Collected data
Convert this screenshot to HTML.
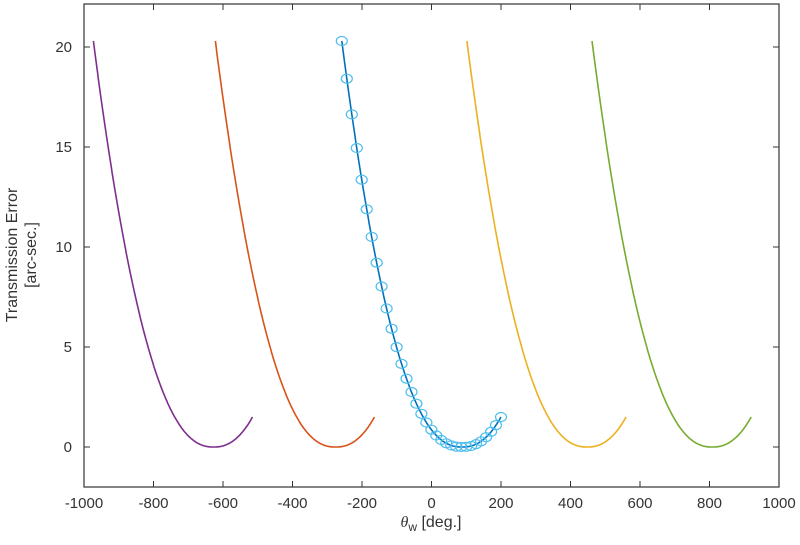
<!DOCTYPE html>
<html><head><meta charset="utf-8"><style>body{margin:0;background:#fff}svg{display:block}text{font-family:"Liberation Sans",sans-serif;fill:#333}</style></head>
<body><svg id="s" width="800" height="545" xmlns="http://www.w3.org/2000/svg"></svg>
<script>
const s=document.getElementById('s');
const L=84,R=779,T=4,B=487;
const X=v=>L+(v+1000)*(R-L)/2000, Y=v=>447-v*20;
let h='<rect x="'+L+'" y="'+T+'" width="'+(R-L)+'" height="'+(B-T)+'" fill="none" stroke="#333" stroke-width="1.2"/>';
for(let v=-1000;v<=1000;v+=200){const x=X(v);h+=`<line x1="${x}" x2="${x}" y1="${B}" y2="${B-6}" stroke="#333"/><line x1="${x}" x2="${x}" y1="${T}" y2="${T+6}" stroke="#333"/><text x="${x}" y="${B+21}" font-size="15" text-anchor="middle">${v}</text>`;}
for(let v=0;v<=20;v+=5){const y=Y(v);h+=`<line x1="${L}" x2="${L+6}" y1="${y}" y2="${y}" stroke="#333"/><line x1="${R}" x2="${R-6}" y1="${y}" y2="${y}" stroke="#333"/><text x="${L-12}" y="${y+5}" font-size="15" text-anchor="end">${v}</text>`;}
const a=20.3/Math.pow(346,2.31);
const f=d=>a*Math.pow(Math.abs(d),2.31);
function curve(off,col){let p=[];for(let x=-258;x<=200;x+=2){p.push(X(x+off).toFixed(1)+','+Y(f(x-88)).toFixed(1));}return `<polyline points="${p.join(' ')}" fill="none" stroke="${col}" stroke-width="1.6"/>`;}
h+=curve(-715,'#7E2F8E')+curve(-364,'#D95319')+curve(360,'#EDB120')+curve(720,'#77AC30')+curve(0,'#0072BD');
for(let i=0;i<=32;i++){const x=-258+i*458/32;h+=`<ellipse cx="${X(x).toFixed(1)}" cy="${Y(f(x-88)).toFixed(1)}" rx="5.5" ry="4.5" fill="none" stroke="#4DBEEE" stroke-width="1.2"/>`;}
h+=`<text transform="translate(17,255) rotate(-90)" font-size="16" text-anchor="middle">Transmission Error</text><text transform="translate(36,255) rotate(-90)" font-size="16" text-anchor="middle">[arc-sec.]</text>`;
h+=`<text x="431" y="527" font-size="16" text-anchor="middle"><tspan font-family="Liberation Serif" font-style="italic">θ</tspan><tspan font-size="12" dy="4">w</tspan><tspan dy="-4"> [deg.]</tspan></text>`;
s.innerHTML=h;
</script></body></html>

What the task asks
Copy the data word for word. Pictures do not go in the copy.

Solution below
Convert this screenshot to HTML.
<!DOCTYPE html>
<html><head><meta charset="utf-8"><style>body{margin:0;background:#fff}svg{display:block}text{font-family:"Liberation Sans",sans-serif;fill:#333}</style></head>
<body><svg id="s" width="800" height="545" xmlns="http://www.w3.org/2000/svg"></svg>
<script>
const s=document.getElementById('s');
const L=84,R=779,T=4,B=487;
const X=v=>L+(v+1000)*(R-L)/2000, Y=v=>447-v*20;
let h='<rect x="'+L+'" y="'+T+'" width="'+(R-L)+'" height="'+(B-T)+'" fill="none" stroke="#333" stroke-width="1.2"/>';
for(let v=-1000;v<=1000;v+=200){const x=X(v);h+=`<line x1="${x}" x2="${x}" y1="${B}" y2="${B-6}" stroke="#333"/><line x1="${x}" x2="${x}" y1="${T}" y2="${T+6}" stroke="#333"/><text x="${x}" y="${B+21}" font-size="15" text-anchor="middle">${v}</text>`;}
for(let v=0;v<=20;v+=5){const y=Y(v);h+=`<line x1="${L}" x2="${L+6}" y1="${y}" y2="${y}" stroke="#333"/><line x1="${R}" x2="${R-6}" y1="${y}" y2="${y}" stroke="#333"/><text x="${L-12}" y="${y+5}" font-size="15" text-anchor="end">${v}</text>`;}
const a=20.3/Math.pow(346,2.31);
const f=d=>a*Math.pow(Math.abs(d),2.31);
function curve(off,col){let p=[];for(let x=-258;x<=200;x+=2){p.push(X(x+off).toFixed(1)+','+Y(f(x-88)).toFixed(1));}return `<polyline points="${p.join(' ')}" fill="none" stroke="${col}" stroke-width="1.6"/>`;}
h+=curve(-715,'#7E2F8E')+curve(-364,'#D95319')+curve(360,'#EDB120')+curve(720,'#77AC30')+curve(0,'#0072BD');
for(let i=0;i<=32;i++){const x=-258+i*458/32;h+=`<ellipse cx="${X(x).toFixed(1)}" cy="${Y(f(x-88)).toFixed(1)}" rx="5.5" ry="4.5" fill="none" stroke="#4DBEEE" stroke-width="1.2"/>`;}
h+=`<text transform="translate(17,255) rotate(-90)" font-size="16" text-anchor="middle">Transmission Error</text><text transform="translate(36,255) rotate(-90)" font-size="16" text-anchor="middle">[arc-sec.]</text>`;
h+=`<text x="431" y="527" font-size="16" text-anchor="middle"><tspan font-family="Liberation Serif" font-style="italic">θ</tspan><tspan font-size="12" dy="4">w</tspan><tspan dy="-4"> [deg.]</tspan></text>`;
s.innerHTML=h;
</script></body></html>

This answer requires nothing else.